### AIM OF THE EXERCISE
Restate, exactly and without pictures, the lines from the start of the listing below through the line holding "const scYTicks = [25,30,35,40,45,50,55];".
◇ ◇ ◇ ◇ ◇ ◇ ◇
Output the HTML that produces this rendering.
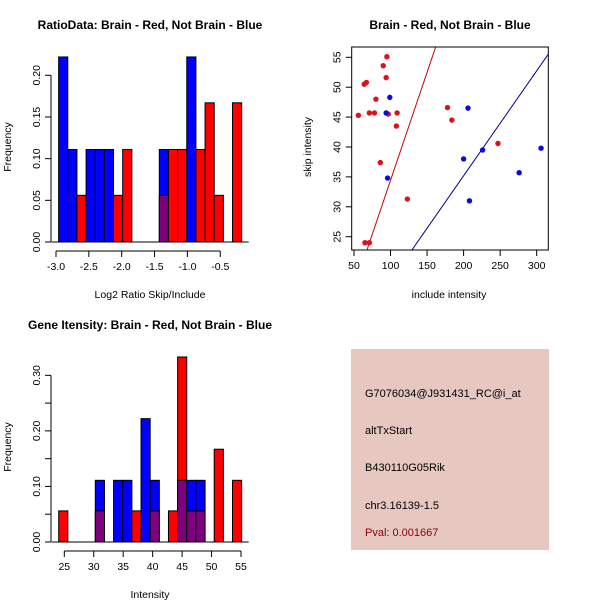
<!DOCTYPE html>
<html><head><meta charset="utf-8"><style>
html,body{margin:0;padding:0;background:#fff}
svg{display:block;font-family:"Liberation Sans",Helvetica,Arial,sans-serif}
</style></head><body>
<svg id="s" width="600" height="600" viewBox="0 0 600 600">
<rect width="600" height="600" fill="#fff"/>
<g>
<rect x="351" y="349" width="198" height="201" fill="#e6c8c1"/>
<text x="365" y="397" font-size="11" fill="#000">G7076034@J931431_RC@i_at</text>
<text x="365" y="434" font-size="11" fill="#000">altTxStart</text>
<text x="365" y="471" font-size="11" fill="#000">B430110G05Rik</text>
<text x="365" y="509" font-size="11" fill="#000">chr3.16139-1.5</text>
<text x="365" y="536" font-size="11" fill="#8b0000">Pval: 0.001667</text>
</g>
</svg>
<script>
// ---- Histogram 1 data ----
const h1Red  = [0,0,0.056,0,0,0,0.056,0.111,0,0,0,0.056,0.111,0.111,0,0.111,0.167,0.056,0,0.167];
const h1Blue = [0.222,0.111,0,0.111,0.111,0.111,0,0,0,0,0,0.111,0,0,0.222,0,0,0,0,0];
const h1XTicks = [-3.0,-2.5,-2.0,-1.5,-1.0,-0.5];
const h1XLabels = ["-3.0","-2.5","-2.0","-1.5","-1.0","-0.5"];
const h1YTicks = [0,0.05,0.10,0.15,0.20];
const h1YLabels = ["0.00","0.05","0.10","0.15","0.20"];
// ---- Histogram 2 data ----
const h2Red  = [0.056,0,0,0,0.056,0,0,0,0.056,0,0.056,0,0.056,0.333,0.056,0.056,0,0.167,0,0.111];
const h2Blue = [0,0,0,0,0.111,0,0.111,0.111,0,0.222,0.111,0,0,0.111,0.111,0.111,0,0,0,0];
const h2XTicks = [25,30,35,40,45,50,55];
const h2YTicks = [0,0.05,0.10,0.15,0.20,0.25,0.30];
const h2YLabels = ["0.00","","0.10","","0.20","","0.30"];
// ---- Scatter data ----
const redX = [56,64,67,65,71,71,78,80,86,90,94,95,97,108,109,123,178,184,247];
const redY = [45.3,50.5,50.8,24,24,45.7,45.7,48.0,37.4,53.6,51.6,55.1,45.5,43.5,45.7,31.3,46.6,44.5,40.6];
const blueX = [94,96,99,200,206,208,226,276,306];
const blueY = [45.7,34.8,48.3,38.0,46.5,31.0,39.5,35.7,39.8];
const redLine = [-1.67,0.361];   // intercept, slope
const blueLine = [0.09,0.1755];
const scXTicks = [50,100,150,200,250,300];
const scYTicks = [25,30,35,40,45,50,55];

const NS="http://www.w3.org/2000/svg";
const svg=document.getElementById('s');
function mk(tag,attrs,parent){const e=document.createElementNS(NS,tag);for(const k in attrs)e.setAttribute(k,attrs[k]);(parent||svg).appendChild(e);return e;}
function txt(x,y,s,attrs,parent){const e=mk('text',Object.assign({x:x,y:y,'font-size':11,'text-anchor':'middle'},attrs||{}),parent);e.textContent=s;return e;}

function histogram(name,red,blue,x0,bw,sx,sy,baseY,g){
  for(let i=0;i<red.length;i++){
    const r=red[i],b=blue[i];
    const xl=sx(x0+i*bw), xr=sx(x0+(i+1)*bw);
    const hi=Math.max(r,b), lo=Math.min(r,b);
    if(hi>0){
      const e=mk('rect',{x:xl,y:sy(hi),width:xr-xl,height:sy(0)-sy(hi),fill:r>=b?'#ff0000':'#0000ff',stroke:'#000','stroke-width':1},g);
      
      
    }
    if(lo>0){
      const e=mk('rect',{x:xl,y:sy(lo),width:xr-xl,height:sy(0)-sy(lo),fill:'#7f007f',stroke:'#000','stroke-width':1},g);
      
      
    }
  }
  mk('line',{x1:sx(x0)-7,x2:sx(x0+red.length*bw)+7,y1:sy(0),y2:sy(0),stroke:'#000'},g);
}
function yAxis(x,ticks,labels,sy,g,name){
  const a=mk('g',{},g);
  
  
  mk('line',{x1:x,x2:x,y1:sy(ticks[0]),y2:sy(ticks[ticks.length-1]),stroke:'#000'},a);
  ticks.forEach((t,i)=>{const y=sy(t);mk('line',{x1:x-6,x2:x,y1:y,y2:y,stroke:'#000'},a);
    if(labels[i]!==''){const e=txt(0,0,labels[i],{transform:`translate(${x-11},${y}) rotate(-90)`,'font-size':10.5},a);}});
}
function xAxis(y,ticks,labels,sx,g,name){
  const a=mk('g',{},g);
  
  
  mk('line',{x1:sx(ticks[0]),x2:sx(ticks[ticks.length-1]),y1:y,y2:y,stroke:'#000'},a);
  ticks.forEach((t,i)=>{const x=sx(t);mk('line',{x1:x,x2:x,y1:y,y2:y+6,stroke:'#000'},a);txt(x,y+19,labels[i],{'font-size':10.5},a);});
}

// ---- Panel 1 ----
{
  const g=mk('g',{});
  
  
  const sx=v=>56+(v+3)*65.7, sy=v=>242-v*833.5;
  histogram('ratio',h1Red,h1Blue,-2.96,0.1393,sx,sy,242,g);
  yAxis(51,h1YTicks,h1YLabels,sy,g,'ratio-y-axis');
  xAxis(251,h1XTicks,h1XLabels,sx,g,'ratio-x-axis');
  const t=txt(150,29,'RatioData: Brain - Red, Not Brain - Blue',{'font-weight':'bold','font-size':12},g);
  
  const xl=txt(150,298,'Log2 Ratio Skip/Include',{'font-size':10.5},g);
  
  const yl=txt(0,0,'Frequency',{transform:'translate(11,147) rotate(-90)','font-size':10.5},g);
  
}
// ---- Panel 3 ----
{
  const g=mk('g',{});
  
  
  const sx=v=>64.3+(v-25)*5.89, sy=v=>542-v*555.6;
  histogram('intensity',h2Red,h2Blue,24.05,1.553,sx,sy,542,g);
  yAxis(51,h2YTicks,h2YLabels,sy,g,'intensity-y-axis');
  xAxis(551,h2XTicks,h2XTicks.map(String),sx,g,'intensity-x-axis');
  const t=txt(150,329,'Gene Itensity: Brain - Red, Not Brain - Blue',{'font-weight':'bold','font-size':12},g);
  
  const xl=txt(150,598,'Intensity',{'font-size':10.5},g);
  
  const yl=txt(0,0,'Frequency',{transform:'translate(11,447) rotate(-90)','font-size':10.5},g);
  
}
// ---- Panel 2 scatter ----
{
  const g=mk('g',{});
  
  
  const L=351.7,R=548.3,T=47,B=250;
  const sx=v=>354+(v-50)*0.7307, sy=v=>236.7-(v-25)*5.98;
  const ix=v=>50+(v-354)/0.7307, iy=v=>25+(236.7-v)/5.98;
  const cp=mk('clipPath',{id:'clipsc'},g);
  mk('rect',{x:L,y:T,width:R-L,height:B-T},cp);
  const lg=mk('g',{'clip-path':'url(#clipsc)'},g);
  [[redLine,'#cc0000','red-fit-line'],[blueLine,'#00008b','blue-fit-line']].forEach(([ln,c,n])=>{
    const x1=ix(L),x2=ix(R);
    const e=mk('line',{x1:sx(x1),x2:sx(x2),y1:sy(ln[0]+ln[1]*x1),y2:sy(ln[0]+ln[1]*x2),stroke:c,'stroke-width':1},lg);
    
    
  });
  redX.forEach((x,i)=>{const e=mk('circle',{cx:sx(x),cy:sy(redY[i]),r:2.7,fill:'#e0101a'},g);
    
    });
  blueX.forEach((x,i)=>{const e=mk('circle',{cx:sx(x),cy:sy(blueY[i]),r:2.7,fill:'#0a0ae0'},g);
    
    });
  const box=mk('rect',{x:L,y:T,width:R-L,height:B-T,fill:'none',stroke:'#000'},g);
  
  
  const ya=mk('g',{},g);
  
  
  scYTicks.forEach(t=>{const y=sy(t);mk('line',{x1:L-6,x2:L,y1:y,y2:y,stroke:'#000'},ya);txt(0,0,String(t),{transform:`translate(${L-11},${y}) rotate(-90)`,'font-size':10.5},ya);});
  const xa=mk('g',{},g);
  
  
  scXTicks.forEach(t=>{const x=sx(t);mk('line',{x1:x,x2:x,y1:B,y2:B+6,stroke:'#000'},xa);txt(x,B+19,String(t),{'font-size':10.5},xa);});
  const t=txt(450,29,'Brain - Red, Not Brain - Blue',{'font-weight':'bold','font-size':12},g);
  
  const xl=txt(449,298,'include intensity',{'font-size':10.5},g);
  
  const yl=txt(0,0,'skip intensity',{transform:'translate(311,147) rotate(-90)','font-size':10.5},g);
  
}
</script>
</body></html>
◇ ◇ ◇ ◇ ◇ ◇ ◇
### TASK OUTPUT
Output the HTML that produces this rendering.
<!DOCTYPE html>
<html><head><meta charset="utf-8"><style>
html,body{margin:0;padding:0;background:#fff}
svg{display:block;font-family:"Liberation Sans",Helvetica,Arial,sans-serif}
</style></head><body>
<svg id="s" width="600" height="600" viewBox="0 0 600 600">
<rect width="600" height="600" fill="#fff"/>
<g>
<rect x="351" y="349" width="198" height="201" fill="#e6c8c1"/>
<text x="365" y="397" font-size="11" fill="#000">G7076034@J931431_RC@i_at</text>
<text x="365" y="434" font-size="11" fill="#000">altTxStart</text>
<text x="365" y="471" font-size="11" fill="#000">B430110G05Rik</text>
<text x="365" y="509" font-size="11" fill="#000">chr3.16139-1.5</text>
<text x="365" y="536" font-size="11" fill="#8b0000">Pval: 0.001667</text>
</g>
</svg>
<script>
// ---- Histogram 1 data ----
const h1Red  = [0,0,0.056,0,0,0,0.056,0.111,0,0,0,0.056,0.111,0.111,0,0.111,0.167,0.056,0,0.167];
const h1Blue = [0.222,0.111,0,0.111,0.111,0.111,0,0,0,0,0,0.111,0,0,0.222,0,0,0,0,0];
const h1XTicks = [-3.0,-2.5,-2.0,-1.5,-1.0,-0.5];
const h1XLabels = ["-3.0","-2.5","-2.0","-1.5","-1.0","-0.5"];
const h1YTicks = [0,0.05,0.10,0.15,0.20];
const h1YLabels = ["0.00","0.05","0.10","0.15","0.20"];
// ---- Histogram 2 data ----
const h2Red  = [0.056,0,0,0,0.056,0,0,0,0.056,0,0.056,0,0.056,0.333,0.056,0.056,0,0.167,0,0.111];
const h2Blue = [0,0,0,0,0.111,0,0.111,0.111,0,0.222,0.111,0,0,0.111,0.111,0.111,0,0,0,0];
const h2XTicks = [25,30,35,40,45,50,55];
const h2YTicks = [0,0.05,0.10,0.15,0.20,0.25,0.30];
const h2YLabels = ["0.00","","0.10","","0.20","","0.30"];
// ---- Scatter data ----
const redX = [56,64,67,65,71,71,78,80,86,90,94,95,97,108,109,123,178,184,247];
const redY = [45.3,50.5,50.8,24,24,45.7,45.7,48.0,37.4,53.6,51.6,55.1,45.5,43.5,45.7,31.3,46.6,44.5,40.6];
const blueX = [94,96,99,200,206,208,226,276,306];
const blueY = [45.7,34.8,48.3,38.0,46.5,31.0,39.5,35.7,39.8];
const redLine = [-1.67,0.361];   // intercept, slope
const blueLine = [0.09,0.1755];
const scXTicks = [50,100,150,200,250,300];
const scYTicks = [25,30,35,40,45,50,55];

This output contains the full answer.